(216ad) Quartz Crystal Microbalancing Based On Vapor-Deposited Reactive Coatings

Quartz Crystal Microbalancing Based on Vapor-Deposited Reactive Coatings

Yung-Chih Chen^a, Ting-Ju Lin^a, Wei-Bor Tsai^a, Hsien-Yeh Chen^a

Department of Chemical Engineering, National Taiwan University, Taipei 10617, Taiwan

E-mail: hsychen@ntu.edu.tw

Abstract

Quartz crystal microbalancing (QCM) is a simple, cost-effective, and high-resolution mass sensing technique that the analysis is based upon the piezoelectric effect for measure mass densities down to a level of below 1 μg/cm². QCM evolved a solution measurement capability in largely analytical chemistry and electrochemistry applications due to its sensitive solution-surface interface measurement capability, and has widely be used for investigating the behavior of biomolecule adsorption or desorption in many biological applications. In order to perform sophisticated biological sensing , controlled surface chemistry of introducing sensing molecules on surfaces of quartz crystals usually requires substantial knowledge to conduct surface modification on such crystals, and an optimal modification approach has to be identified in a case-by-case fashion with selected methods. Functionalized poly(p-xylylene) coatings are used to provide versatile anchoring sites for the immobilization of sensing molecules on quartz crystals, as they decouple surface design from bulk properties and require minimum knowledge on surface chemistry of the underlying materials.

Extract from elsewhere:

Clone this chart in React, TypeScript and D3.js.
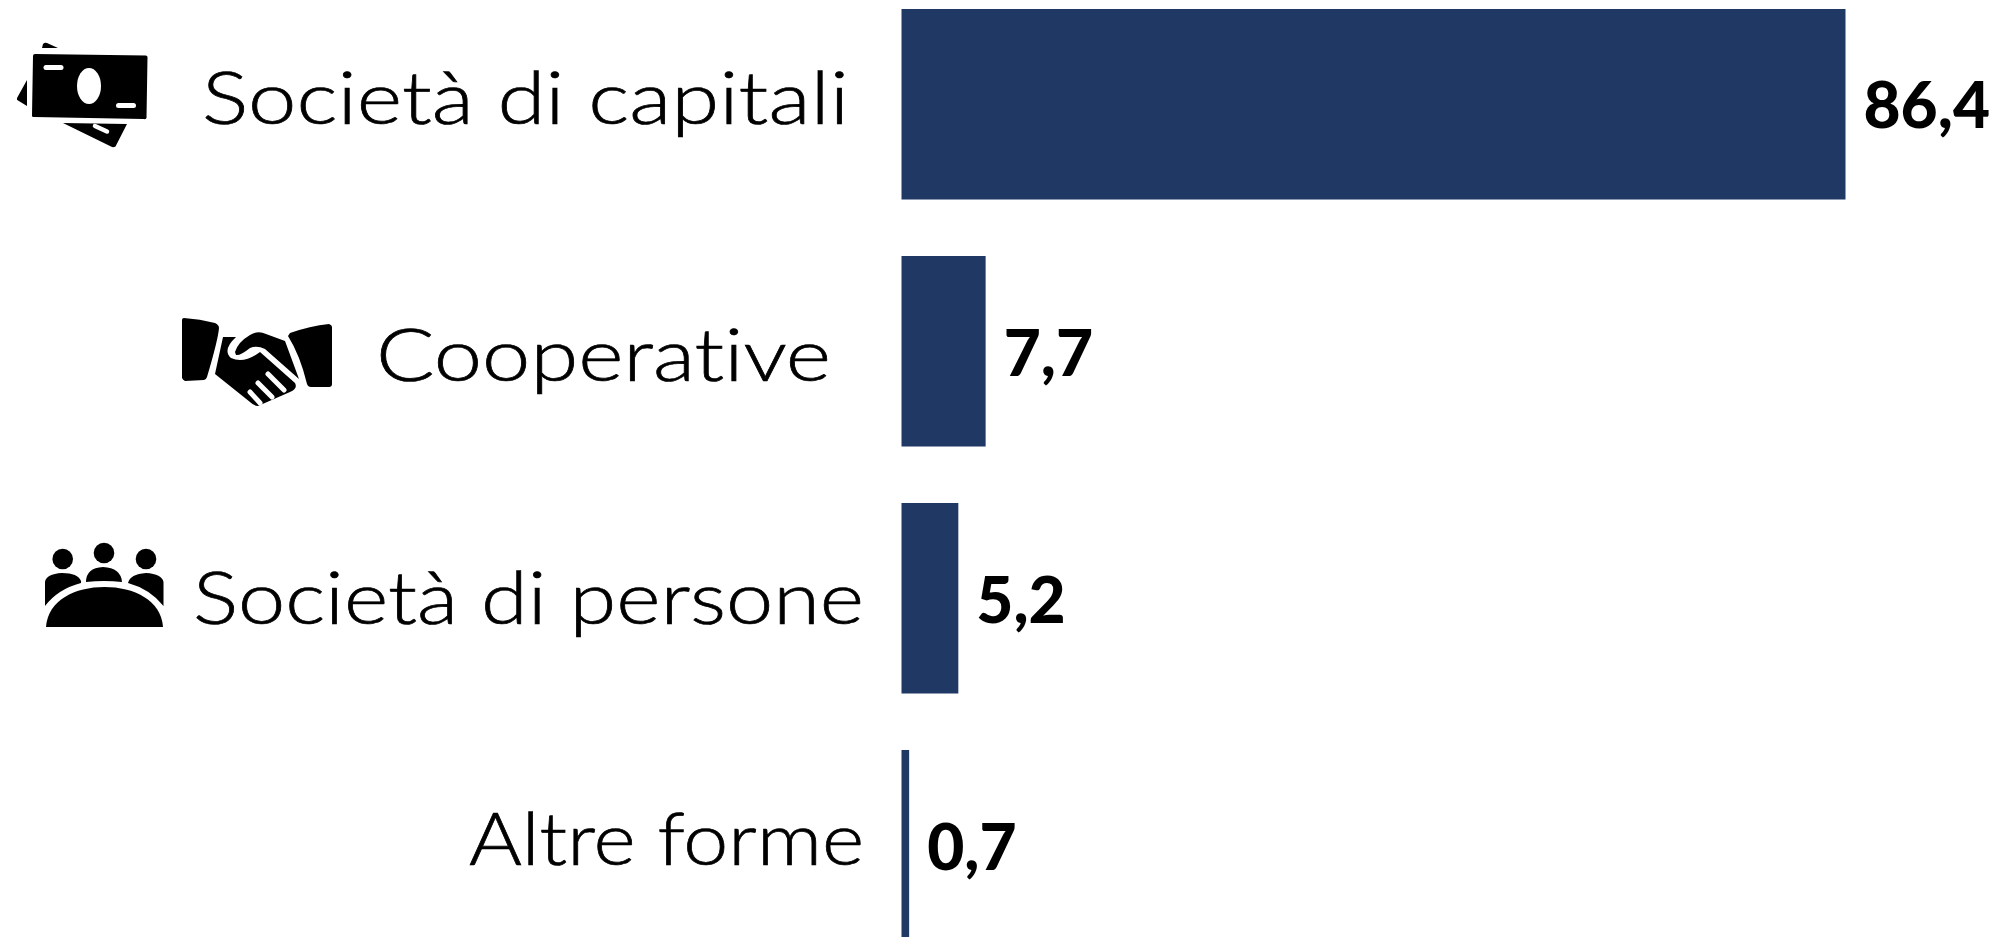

A multicomponent poly(p-xylylene) coating that contains two distinctly-addressable reactive moieties of electron-deficient alkynes and unsaturated maleimides is chosen as the model system to modify on crystal surface in the current study. The platform has provided i) maleimide groups for immobilization of thiol-PEG via thiol-maleimide coupling to render a surface that eliminates undesired perturbance from fouling substances, and ii) alkyne sites for immobilization of azide-biotin via azide-alkyne click reaction to activate biological functions. The modified quartz crystal is allowed for the quantitative measurement of subsequently attached streptavidin and biotinylated antibody. The herein reported coating technology may be broadly applicable to a wide range of different functional groups of poly-p-xylylenes and are extendable to attach other sensing molecules of detection. We envision the technique can provide a solution to the development of a robust QCM sensing tool for diagnostic applications.